Optimal Bounds for the Number of Pieces of Near-Circuit Hypersurfaces
Weixun Deng, J. Maurice Rojas, Cordelia Russell
TL;DR
The paper resolves an open Fewnomial Theory question by proving that honest $n$-variate $(n+3)$-nomials with a positive-volume Newton polytope have at most $3$ connected components in their positive real zero set $Z_+(f)$. The authors develop and deploy a sophisticated framework based on real exponential sums, signed $\mathcal{A}$-discriminants, and their reduced contours, together with Gale duals and Horn–Kapranov uniformization, to reduce the problem to a planar discriminant curve $\Gamma_\varepsilon(\mathcal{A},B)$ whose cusps govern isotopy types. Central to the argument are Morse-theoretic analyses of Hessians along discriminant curves, enabling precise tracking of how the number of pieces changes (or remains invariant) as coefficients vary across chambers; the changes are shown to occur only at cusps and are tightly controlled by Hessian indices.

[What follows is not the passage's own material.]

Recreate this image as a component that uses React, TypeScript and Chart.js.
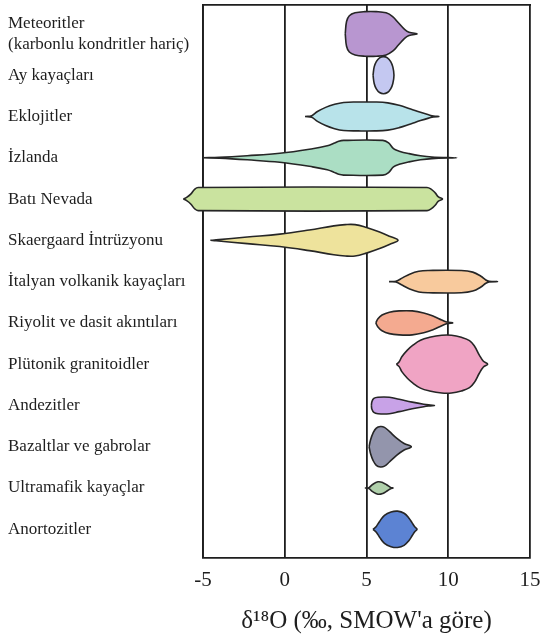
import React, { useEffect, useRef } from "react";
import { Chart, registerables } from "chart.js";

Chart.register(...registerables);

// Categories (rows, top to bottom)
const categories: (string | string[])[] = [
  ["Meteoritler", "(karbonlu kondritler hariç)"],
  "Ay kayaçları",
  "Eklojitler",
  "İzlanda",
  "Batı Nevada",
  "Skaergaard İntrüzyonu",
  "İtalyan volkanik kayaçları",
  "Riyolit ve dasit akıntıları",
  "Plütonik granitoidler",
  "Andezitler",
  "Bazaltlar ve gabrolar",
  "Ultramafik kayaçlar",
  "Anortozitler",
];

// δ18O tick values
const xTicks = [-5, 0, 5, 10, 15];

// Distribution profiles: [δ18O value, relative half-width (in row units)]
const meteoritler: [number, number][] = [
  [3.7, 0], [3.78, 0.3], [3.95, 0.44], [4.3, 0.51], [4.9, 0.54], [5.6, 0.54],
  [6.2, 0.51], [6.6, 0.42], [6.95, 0.27], [7.3, 0.12], [7.6, 0.04], [8.1, 0],
];
const ayKayaclari: [number, number][] = [
  [5.4, 0], [5.47, 0.2], [5.6, 0.33], [5.8, 0.42], [6.04, 0.45], [6.28, 0.42],
  [6.48, 0.33], [6.61, 0.2], [6.68, 0],
];
const eklojitler: [number, number][] = [
  [1.24, 0], [1.65, 0.02], [2.0, 0.12], [2.5, 0.22], [3.0, 0.29], [3.6, 0.34],
  [4.5, 0.35], [5.5, 0.35], [6.3, 0.33], [7.0, 0.27], [7.7, 0.18], [8.3, 0.1],
  [8.8, 0.04], [9.1, 0.01], [9.43, 0],
];
const izlanda: [number, number][] = [
  [-5.0, 0], [-4.0, 0.01], [-2.3, 0.05], [-0.3, 0.11], [1.7, 0.22], [2.6, 0.29],
  [3.0, 0.35], [3.3, 0.4], [3.6, 0.42], [6.0, 0.42], [6.35, 0.36], [6.65, 0.22],
  [7.0, 0.16], [7.6, 0.1], [8.3, 0.05], [9.0, 0.02], [10.52, 0],
];
const batiNevada: [number, number][] = [
  [-6.2, 0], [-6.0, 0.04], [-5.75, 0.12], [-5.5, 0.24], [-5.3, 0.28],
  [8.7, 0.28], [8.95, 0.24], [9.2, 0.15], [9.4, 0.05], [9.65, 0],
];
const skaergaard: [number, number][] = [
  [-4.55, 0], [-4.2, 0.01], [-2.3, 0.08], [-0.3, 0.15], [1.5, 0.25], [3.0, 0.35],
  [3.7, 0.38], [4.3, 0.38], [5.0, 0.31], [5.8, 0.2], [6.4, 0.1], [6.93, 0],
];
const italyan: [number, number][] = [
  [6.38, 0], [6.8, 0.01], [7.2, 0.09], [7.64, 0.18], [8.2, 0.25], [8.8, 0.27],
  [10.8, 0.27], [11.5, 0.23], [12.0, 0.13], [12.3, 0.04], [12.5, 0.01], [13.02, 0],
];
const riyolit: [number, number][] = [
  [5.57, 0], [5.7, 0.1], [5.95, 0.19], [6.4, 0.26], [7.0, 0.29], [7.8, 0.29],
  [8.5, 0.24], [9.1, 0.16], [9.6, 0.07], [9.9, 0.02], [10.28, 0],
];
const plutonik: [number, number][] = [
  [6.83, 0], [7.0, 0.06], [7.16, 0.18], [7.5, 0.34], [7.84, 0.46], [8.3, 0.58],
  [8.86, 0.65], [9.6, 0.7], [10.2, 0.7], [10.8, 0.65], [11.3, 0.57], [11.6, 0.44],
  [11.9, 0.22], [12.15, 0.07], [12.41, 0],
];
const andezitler: [number, number][] = [
  [5.3, 0], [5.33, 0.09], [5.45, 0.17], [5.7, 0.2], [6.4, 0.2], [7.0, 0.15],
  [7.8, 0.08], [8.5, 0.03], [8.9, 0.01], [9.16, 0],
];
const bazaltlar: [number, number][] = [
  [5.16, 0], [5.25, 0.17], [5.4, 0.33], [5.6, 0.45], [5.85, 0.49], [6.1, 0.47],
  [6.4, 0.37], [6.84, 0.21], [7.3, 0.08], [7.74, 0],
];
const ultramafik: [number, number][] = [
  [4.9, 0], [5.15, 0.01], [5.35, 0.08], [5.7, 0.15], [6.0, 0.13], [6.3, 0.06],
  [6.5, 0.01], [6.62, 0],
];
const anortozitler: [number, number][] = [
  [5.4, 0], [5.6, 0.07], [5.8, 0.19], [6.1, 0.34], [6.5, 0.42], [6.9, 0.44],
  [7.3, 0.39], [7.6, 0.27], [7.8, 0.15], [7.95, 0.06], [8.09, 0],
];

const profiles = [
  meteoritler, ayKayaclari, eklojitler, izlanda, batiNevada, skaergaard, italyan,
  riyolit, plutonik, andezitler, bazaltlar, ultramafik, anortozitler,
];

const colors = [
  "#b896d0", "#c4c8f1", "#b8e3ea", "#abdec4", "#cae39f", "#eee39c", "#f8ca9d",
  "#f4aa90", "#f0a4c4", "#c8a2e7", "#9395ac", "#b0d0ab", "#5c83d3",
];

const FONT = "'Liberation Serif', 'Times New Roman', serif";
const INK = "#1e1e1e";

function outline(profile: [number, number][], row: number) {
  const top = profile.map(([x, h]) => ({ x, y: row - h }));
  const bottom = profile
    .slice(1, -1)
    .reverse()
    .map(([x, h]) => ({ x, y: row + h }));
  return [...top, ...bottom, { x: profile[0][0], y: row }];
}

const shapeFill = {
  id: "shapeFill",
  beforeDatasetDraw(chart: any, args: any) {
    const line = args.meta.dataset;
    if (!line || !line.points || !line.points.length) return;
    const ctx = chart.ctx;
    line.updateControlPoints(chart.chartArea, "x");
    ctx.save();
    ctx.beginPath();
    line.path(ctx);
    ctx.closePath();
    ctx.fillStyle = line.options.backgroundColor;
    ctx.fill();
    ctx.restore();
  },
};

export default function App() {
  const ref = useRef<HTMLCanvasElement | null>(null);

  useEffect(() => {
    document.body.style.margin = "0";
    if (!ref.current) return;
    const datasets = profiles.map((p, i) => ({
      data: outline(p, i),
      showLine: true,
      pointRadius: 0,
      pointHoverRadius: 0,
      borderColor: "#262626",
      borderWidth: 1.6,
      backgroundColor: colors[i],
      fill: false,
      tension: 0.4,
      capBezierPoints: false,
      clip: false as any,
    }));

    const chart = new Chart(ref.current, {
      type: "scatter",
      data: { datasets },
      plugins: [shapeFill],
      options: {
        animation: false,
        responsive: false,
        devicePixelRatio: 1,
        events: [],
        layout: { padding: { left: 8, right: 16, top: 5, bottom: 0 } },
        plugins: { legend: { display: false }, tooltip: { enabled: false } },
        scales: {
          x: {
            type: "linear",
            min: -5,
            max: 15,
            afterBuildTicks: (s: any) => {
              s.ticks = xTicks.map((v) => ({ value: v }));
            },
            afterFit: (s: any) => {
              s.paddingRight = 0;
              s.paddingLeft = 0;
            },
            ticks: {
              font: { family: FONT, size: 21 },
              color: INK,
              padding: 10,
              maxRotation: 0,
            },
            grid: { color: INK, lineWidth: 1.8, drawTicks: false },
            border: { color: INK, width: 1.8 },
            title: {
              display: true,
              text: "δ¹⁸O (‰, SMOW'a göre)",
              font: { family: FONT, size: 25 },
              color: INK,
              padding: { top: 3, bottom: 4 },
            },
          },
          x2: {
            type: "linear",
            position: "top",
            display: true,
            min: -5,
            max: 15,
            ticks: { display: false },
            grid: { display: false, drawTicks: false },
            border: { display: true, color: INK, width: 1.8 },
          },
          y: {
            type: "linear",
            reverse: true,
            min: -0.7,
            max: 12.69,
            afterBuildTicks: (s: any) => {
              s.ticks = categories.map((_, i) => ({ value: i }));
            },
            afterFit: (s: any) => {
              s.width = 195;
              s.paddingTop = 0;
              s.paddingBottom = 0;
            },
            ticks: {
              autoSkip: false,
              crossAlign: "far",
              padding: 0,
              font: { family: FONT, size: 17, lineHeight: 1.25 },
              color: INK,
              callback: (v: any) => categories[Math.round(Number(v))] as any,
            },
            grid: { display: false, drawTicks: false },
            border: { color: INK, width: 1.8 },
          },
        },
      } as any,
    });
    return () => chart.destroy();
  }, []);

  return <canvas ref={ref} width={546} height={640} style={{ display: "block" }} />;
}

The results extend to exponential sums with real exponents and provide a toolkit—cuspidal structure, reduced chamber stratification, and Hessian-sign analysis—that can be applied to broader quantitative geometric problems in real algebraic geometry.
Abstract
Suppose $f$ is a polynomial in $n$ variables with real coefficients, exactly $n+k$ monomial terms, and Newton polytope of positive volume. Estimating the number of connected components of the positive zero set of $f$ is a fundamental problem in real algebraic geometry, with applications in computational complexity and topology. We prove that the number of connected components is at most $3$ when $k\!=\!3$, settling an open question from Fewnomial Theory. Our results also extend to exponential sums with real exponents. A key contribution here is a deeper analysis of the underlying $\mathcal{A}$-discriminant curves, which should be of use for other quantitative geometric problems.